DATA EXTRACT:

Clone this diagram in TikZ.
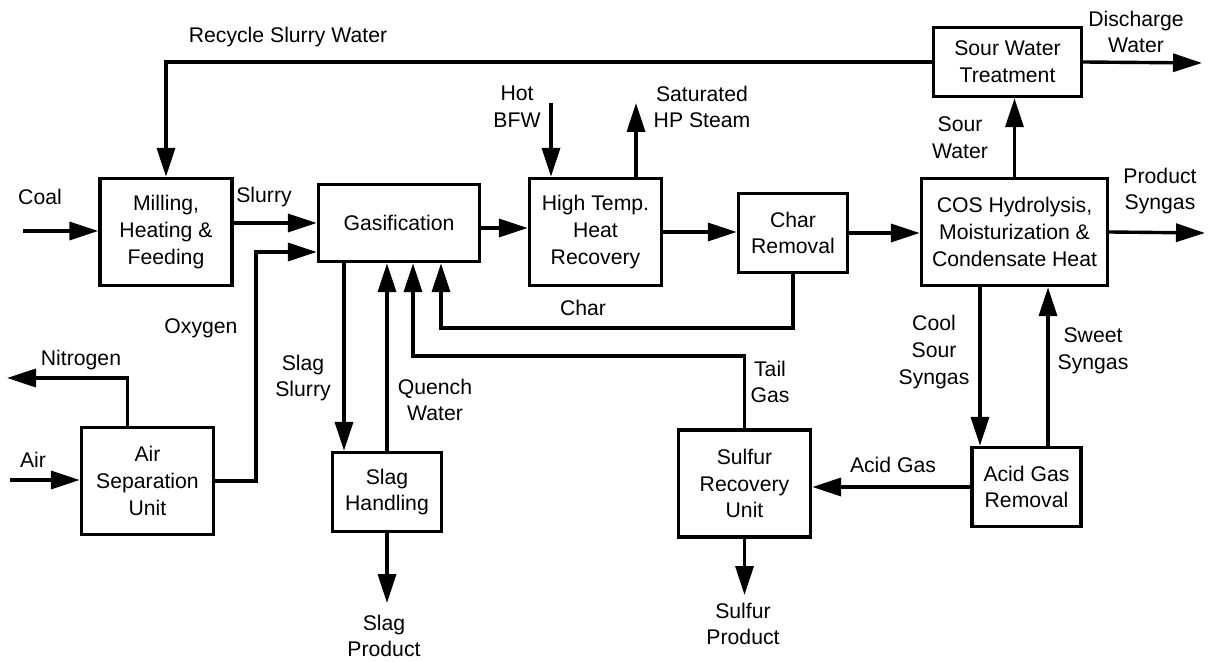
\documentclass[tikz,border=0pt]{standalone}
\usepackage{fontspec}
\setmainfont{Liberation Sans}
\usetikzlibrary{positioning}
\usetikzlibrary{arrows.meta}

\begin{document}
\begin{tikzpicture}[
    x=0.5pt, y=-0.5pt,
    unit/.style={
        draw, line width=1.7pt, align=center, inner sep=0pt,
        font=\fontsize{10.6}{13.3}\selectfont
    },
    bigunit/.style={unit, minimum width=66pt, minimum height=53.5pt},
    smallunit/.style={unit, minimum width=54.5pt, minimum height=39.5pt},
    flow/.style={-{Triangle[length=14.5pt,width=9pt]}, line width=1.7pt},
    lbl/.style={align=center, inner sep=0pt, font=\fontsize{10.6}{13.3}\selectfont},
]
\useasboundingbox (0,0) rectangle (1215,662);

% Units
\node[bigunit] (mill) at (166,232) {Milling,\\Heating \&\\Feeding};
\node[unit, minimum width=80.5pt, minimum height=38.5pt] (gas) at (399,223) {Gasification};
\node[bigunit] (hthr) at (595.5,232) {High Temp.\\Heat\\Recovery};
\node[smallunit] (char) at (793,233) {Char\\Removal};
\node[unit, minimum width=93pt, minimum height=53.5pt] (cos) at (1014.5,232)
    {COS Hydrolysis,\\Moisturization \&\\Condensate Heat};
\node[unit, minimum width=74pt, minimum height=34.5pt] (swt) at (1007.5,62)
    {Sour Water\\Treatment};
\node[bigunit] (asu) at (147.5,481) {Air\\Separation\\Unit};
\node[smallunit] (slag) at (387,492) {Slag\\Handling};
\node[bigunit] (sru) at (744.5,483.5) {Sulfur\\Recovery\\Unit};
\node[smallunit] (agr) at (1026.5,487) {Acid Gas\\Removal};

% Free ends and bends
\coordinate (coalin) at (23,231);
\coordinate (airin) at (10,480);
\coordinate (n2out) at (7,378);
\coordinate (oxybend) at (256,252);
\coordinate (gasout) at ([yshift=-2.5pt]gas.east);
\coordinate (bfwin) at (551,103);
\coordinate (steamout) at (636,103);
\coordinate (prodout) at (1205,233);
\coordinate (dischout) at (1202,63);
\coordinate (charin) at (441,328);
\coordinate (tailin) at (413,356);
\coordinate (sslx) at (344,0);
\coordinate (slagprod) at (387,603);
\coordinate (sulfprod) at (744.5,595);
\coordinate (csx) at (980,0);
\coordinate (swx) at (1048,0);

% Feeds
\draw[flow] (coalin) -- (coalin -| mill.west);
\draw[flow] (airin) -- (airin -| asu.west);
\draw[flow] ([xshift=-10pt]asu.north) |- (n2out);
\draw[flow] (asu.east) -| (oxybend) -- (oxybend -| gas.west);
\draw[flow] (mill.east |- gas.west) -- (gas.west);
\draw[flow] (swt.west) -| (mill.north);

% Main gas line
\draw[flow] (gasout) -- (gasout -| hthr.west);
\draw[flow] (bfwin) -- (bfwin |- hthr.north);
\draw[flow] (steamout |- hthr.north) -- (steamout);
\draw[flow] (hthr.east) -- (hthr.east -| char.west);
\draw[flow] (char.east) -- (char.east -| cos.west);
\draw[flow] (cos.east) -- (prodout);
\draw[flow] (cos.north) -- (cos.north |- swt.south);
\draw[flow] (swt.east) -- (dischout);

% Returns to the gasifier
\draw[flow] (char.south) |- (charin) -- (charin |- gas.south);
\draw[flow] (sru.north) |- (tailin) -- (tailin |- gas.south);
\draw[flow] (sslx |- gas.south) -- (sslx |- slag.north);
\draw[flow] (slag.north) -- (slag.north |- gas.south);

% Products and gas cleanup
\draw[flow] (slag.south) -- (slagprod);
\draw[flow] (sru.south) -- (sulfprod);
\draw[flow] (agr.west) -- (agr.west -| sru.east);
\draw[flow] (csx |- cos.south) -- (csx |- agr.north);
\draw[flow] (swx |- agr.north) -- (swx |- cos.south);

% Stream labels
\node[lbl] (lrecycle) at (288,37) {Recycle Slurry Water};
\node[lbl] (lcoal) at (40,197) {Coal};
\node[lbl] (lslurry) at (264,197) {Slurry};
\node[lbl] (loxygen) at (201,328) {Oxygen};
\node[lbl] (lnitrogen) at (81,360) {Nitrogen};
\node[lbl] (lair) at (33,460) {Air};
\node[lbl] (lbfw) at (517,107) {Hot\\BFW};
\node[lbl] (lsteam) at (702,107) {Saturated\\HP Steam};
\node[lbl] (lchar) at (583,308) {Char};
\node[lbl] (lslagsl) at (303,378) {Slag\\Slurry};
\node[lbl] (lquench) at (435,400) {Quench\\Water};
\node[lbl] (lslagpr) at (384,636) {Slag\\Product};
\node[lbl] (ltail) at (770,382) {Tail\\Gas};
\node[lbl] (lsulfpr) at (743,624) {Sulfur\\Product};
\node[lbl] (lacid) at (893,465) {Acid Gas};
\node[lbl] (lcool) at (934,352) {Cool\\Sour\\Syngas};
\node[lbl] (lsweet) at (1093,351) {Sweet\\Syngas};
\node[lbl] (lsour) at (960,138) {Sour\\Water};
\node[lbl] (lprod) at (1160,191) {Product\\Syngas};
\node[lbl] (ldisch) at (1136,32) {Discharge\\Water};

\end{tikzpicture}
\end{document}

INSTRUCTIONS TO FOLLOW: Each line of the data should be quoted exactly, with pictures left out.

WRITTEN RESPONSE:
Clone this diagram in TikZ.
\documentclass[tikz,border=0pt]{standalone}
\usepackage{fontspec}
\setmainfont{Liberation Sans}
\usetikzlibrary{positioning}
\usetikzlibrary{arrows.meta}

\begin{document}
\begin{tikzpicture}[
    x=0.5pt, y=-0.5pt,
    unit/.style={
        draw, line width=1.7pt, align=center, inner sep=0pt,
        font=\fontsize{10.6}{13.3}\selectfont
    },
    bigunit/.style={unit, minimum width=66pt, minimum height=53.5pt},
    smallunit/.style={unit, minimum width=54.5pt, minimum height=39.5pt},
    flow/.style={-{Triangle[length=14.5pt,width=9pt]}, line width=1.7pt},
    lbl/.style={align=center, inner sep=0pt, font=\fontsize{10.6}{13.3}\selectfont},
]
\useasboundingbox (0,0) rectangle (1215,662);

% Units
\node[bigunit] (mill) at (166,232) {Milling,\\Heating \&\\Feeding};
\node[unit, minimum width=80.5pt, minimum height=38.5pt] (gas) at (399,223) {Gasification};
\node[bigunit] (hthr) at (595.5,232) {High Temp.\\Heat\\Recovery};
\node[smallunit] (char) at (793,233) {Char\\Removal};
\node[unit, minimum width=93pt, minimum height=53.5pt] (cos) at (1014.5,232)
    {COS Hydrolysis,\\Moisturization \&\\Condensate Heat};
\node[unit, minimum width=74pt, minimum height=34.5pt] (swt) at (1007.5,62)
    {Sour Water\\Treatment};
\node[bigunit] (asu) at (147.5,481) {Air\\Separation\\Unit};
\node[smallunit] (slag) at (387,492) {Slag\\Handling};
\node[bigunit] (sru) at (744.5,483.5) {Sulfur\\Recovery\\Unit};
\node[smallunit] (agr) at (1026.5,487) {Acid Gas\\Removal};

% Free ends and bends
\coordinate (coalin) at (23,231);
\coordinate (airin) at (10,480);
\coordinate (n2out) at (7,378);
\coordinate (oxybend) at (256,252);
\coordinate (gasout) at ([yshift=-2.5pt]gas.east);
\coordinate (bfwin) at (551,103);
\coordinate (steamout) at (636,103);
\coordinate (prodout) at (1205,233);
\coordinate (dischout) at (1202,63);
\coordinate (charin) at (441,328);
\coordinate (tailin) at (413,356);
\coordinate (sslx) at (344,0);
\coordinate (slagprod) at (387,603);
\coordinate (sulfprod) at (744.5,595);
\coordinate (csx) at (980,0);
\coordinate (swx) at (1048,0);

% Feeds
\draw[flow] (coalin) -- (coalin -| mill.west);
\draw[flow] (airin) -- (airin -| asu.west);
\draw[flow] ([xshift=-10pt]asu.north) |- (n2out);
\draw[flow] (asu.east) -| (oxybend) -- (oxybend -| gas.west);
\draw[flow] (mill.east |- gas.west) -- (gas.west);
\draw[flow] (swt.west) -| (mill.north);

% Main gas line
\draw[flow] (gasout) -- (gasout -| hthr.west);
\draw[flow] (bfwin) -- (bfwin |- hthr.north);
\draw[flow] (steamout |- hthr.north) -- (steamout);
\draw[flow] (hthr.east) -- (hthr.east -| char.west);
\draw[flow] (char.east) -- (char.east -| cos.west);
\draw[flow] (cos.east) -- (prodout);
\draw[flow] (cos.north) -- (cos.north |- swt.south);
\draw[flow] (swt.east) -- (dischout);

% Returns to the gasifier
\draw[flow] (char.south) |- (charin) -- (charin |- gas.south);
\draw[flow] (sru.north) |- (tailin) -- (tailin |- gas.south);
\draw[flow] (sslx |- gas.south) -- (sslx |- slag.north);
\draw[flow] (slag.north) -- (slag.north |- gas.south);

% Products and gas cleanup
\draw[flow] (slag.south) -- (slagprod);
\draw[flow] (sru.south) -- (sulfprod);
\draw[flow] (agr.west) -- (agr.west -| sru.east);
\draw[flow] (csx |- cos.south) -- (csx |- agr.north);
\draw[flow] (swx |- agr.north) -- (swx |- cos.south);

% Stream labels
\node[lbl] (lrecycle) at (288,37) {Recycle Slurry Water};
\node[lbl] (lcoal) at (40,197) {Coal};
\node[lbl] (lslurry) at (264,197) {Slurry};
\node[lbl] (loxygen) at (201,328) {Oxygen};
\node[lbl] (lnitrogen) at (81,360) {Nitrogen};
\node[lbl] (lair) at (33,460) {Air};
\node[lbl] (lbfw) at (517,107) {Hot\\BFW};
\node[lbl] (lsteam) at (702,107) {Saturated\\HP Steam};
\node[lbl] (lchar) at (583,308) {Char};
\node[lbl] (lslagsl) at (303,378) {Slag\\Slurry};
\node[lbl] (lquench) at (435,400) {Quench\\Water};
\node[lbl] (lslagpr) at (384,636) {Slag\\Product};
\node[lbl] (ltail) at (770,382) {Tail\\Gas};
\node[lbl] (lsulfpr) at (743,624) {Sulfur\\Product};
\node[lbl] (lacid) at (893,465) {Acid Gas};
\node[lbl] (lcool) at (934,352) {Cool\\Sour\\Syngas};
\node[lbl] (lsweet) at (1093,351) {Sweet\\Syngas};
\node[lbl] (lsour) at (960,138) {Sour\\Water};
\node[lbl] (lprod) at (1160,191) {Product\\Syngas};
\node[lbl] (ldisch) at (1136,32) {Discharge\\Water};

\end{tikzpicture}
\end{document}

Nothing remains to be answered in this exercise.